After our first encounter at my Mums friends' home, in which she introduced me to the all-important website Ravelry, I suddenly went on a rampage of learning all I could about knitting. I taught myself Fair Isle, Lace, Intarsia, Increasing, Decreasing, Entrelac, Cables, knitting in the round, and bobbles. I used video tutorials, books, and my own brain until I had accumulated a vast knowledge of everything there is to know about knitting.

It was mid-December when the 'crochet-anomaly', as I like to call it, happened. It had been over six months since me and my Friend had last met. I saw the scarf, and was instantly curious as to how it was done. I did something I hadn't done before, and began to browse the crocheting side of Ravelry. I had never done this before, because I was too stuck up to admit I wasn't fluent in crochet. I favorited a few patterns here and there, thinking that I'd be able to read the instructions well enough. It was a few days before Christmas before I actually tried anything.

It was going to be a long day of rehearsing Christmas stuff, and I had frequent (and long) periods of nothing to do. I had thought of this beforehand, and as I was gathering up my usual stash of travelling projects, I came upon a small shawl that I had made for my friend as a Christmas present. I thought back to a cute crochet border I had come across a few weeks before on Ravelry. I printed it out, and thought I had the ingenuity to figure out all the abbreviations on the spot. Boy, I was dead wrong! If there's anything I've learned about yarn-crafting, its don't think you know what everything means, and when in doubt, double check.

When the time came, I pulled out the neatly folded pattern, hook, and yarn, ready to start making a flawless border. I couldn't make heads or tails of anything. I had no idea what a 'chain space-' was, or dc, or hdc. I had completely forgotten how to do anything besides chain st, sl st, and single crochet. I unraveled my hopeless attempts over and over, when finally, I decided to stop puttering about and learn how to make the darn thing!
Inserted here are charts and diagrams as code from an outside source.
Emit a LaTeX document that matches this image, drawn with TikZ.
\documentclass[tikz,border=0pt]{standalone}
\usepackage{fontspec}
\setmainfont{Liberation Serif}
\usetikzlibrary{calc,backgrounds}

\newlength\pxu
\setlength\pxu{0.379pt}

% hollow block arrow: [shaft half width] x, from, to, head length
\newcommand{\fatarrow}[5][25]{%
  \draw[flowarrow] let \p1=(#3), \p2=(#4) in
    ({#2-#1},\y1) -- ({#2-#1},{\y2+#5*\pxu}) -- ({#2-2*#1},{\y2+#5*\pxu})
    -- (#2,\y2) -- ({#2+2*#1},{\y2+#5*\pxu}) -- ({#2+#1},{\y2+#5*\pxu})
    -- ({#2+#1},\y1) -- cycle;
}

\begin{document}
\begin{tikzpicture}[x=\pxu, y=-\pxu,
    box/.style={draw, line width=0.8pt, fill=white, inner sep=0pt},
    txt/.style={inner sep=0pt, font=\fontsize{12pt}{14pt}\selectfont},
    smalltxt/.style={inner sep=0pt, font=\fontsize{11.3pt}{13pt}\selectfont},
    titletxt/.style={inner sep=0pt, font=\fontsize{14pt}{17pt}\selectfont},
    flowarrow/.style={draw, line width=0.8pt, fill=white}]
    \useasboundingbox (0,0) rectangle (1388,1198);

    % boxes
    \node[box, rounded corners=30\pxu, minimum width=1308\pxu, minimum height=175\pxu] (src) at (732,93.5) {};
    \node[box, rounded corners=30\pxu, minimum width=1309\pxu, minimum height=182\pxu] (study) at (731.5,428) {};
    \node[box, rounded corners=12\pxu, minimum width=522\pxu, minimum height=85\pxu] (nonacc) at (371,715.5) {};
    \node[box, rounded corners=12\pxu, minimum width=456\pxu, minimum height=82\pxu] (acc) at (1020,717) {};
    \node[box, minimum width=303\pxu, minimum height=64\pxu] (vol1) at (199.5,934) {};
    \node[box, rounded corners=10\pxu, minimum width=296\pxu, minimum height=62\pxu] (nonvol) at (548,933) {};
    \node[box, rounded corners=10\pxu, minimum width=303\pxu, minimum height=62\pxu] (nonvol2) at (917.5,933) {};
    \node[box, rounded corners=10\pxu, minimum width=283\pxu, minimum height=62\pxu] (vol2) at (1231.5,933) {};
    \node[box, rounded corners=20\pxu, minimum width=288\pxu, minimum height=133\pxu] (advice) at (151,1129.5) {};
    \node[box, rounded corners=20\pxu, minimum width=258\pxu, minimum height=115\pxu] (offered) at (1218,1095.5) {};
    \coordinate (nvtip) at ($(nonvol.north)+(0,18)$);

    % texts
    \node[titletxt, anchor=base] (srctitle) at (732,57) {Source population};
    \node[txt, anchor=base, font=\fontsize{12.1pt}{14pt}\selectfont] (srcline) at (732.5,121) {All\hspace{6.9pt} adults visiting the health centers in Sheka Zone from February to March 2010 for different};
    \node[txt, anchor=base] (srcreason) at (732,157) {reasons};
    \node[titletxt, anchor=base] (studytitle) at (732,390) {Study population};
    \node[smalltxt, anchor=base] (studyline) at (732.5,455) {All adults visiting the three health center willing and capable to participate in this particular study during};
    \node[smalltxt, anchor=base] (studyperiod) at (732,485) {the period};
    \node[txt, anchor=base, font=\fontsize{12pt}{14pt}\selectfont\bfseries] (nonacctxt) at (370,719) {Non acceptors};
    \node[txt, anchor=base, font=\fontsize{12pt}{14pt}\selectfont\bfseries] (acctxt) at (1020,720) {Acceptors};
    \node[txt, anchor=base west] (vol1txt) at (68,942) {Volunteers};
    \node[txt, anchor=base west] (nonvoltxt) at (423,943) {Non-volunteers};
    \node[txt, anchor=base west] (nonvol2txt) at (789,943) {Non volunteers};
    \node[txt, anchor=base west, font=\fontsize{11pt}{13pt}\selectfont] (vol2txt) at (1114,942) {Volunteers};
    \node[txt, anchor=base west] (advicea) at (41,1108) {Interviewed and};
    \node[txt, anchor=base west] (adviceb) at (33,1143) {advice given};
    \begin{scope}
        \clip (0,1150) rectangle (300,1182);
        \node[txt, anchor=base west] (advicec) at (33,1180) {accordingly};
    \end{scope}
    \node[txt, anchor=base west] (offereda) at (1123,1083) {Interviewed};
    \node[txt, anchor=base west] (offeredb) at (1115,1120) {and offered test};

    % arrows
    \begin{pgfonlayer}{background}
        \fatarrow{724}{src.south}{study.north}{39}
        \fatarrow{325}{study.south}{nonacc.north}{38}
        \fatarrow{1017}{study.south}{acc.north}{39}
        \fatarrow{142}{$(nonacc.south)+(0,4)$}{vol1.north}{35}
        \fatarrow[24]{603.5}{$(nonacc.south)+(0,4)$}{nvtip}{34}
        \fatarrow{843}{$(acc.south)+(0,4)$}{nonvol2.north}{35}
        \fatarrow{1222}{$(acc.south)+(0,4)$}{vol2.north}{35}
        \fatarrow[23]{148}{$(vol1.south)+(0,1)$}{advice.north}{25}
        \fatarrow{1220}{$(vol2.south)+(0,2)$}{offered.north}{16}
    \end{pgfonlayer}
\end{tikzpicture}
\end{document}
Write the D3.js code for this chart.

So, I ended up going on a completely different rampage than the knitting one. Long story short, (my eyes are tired of the computer screen, :) I learned a lot about crocheting, and a transformation happened in a very short period of time! I had actually changed the pattern search engine on Ravelry from "knitting" to "crochet", and it hasn't changed for months.
I realized that I've always been lax on following patterns, (as described in my first post,) and crochet fit that part of me perfectly.
And I had never dreamed how much faster the projects go with crocheting!
What took me a few weeks and less-than-satisfactory results with knitting, took me one day with fantastic results with crochet.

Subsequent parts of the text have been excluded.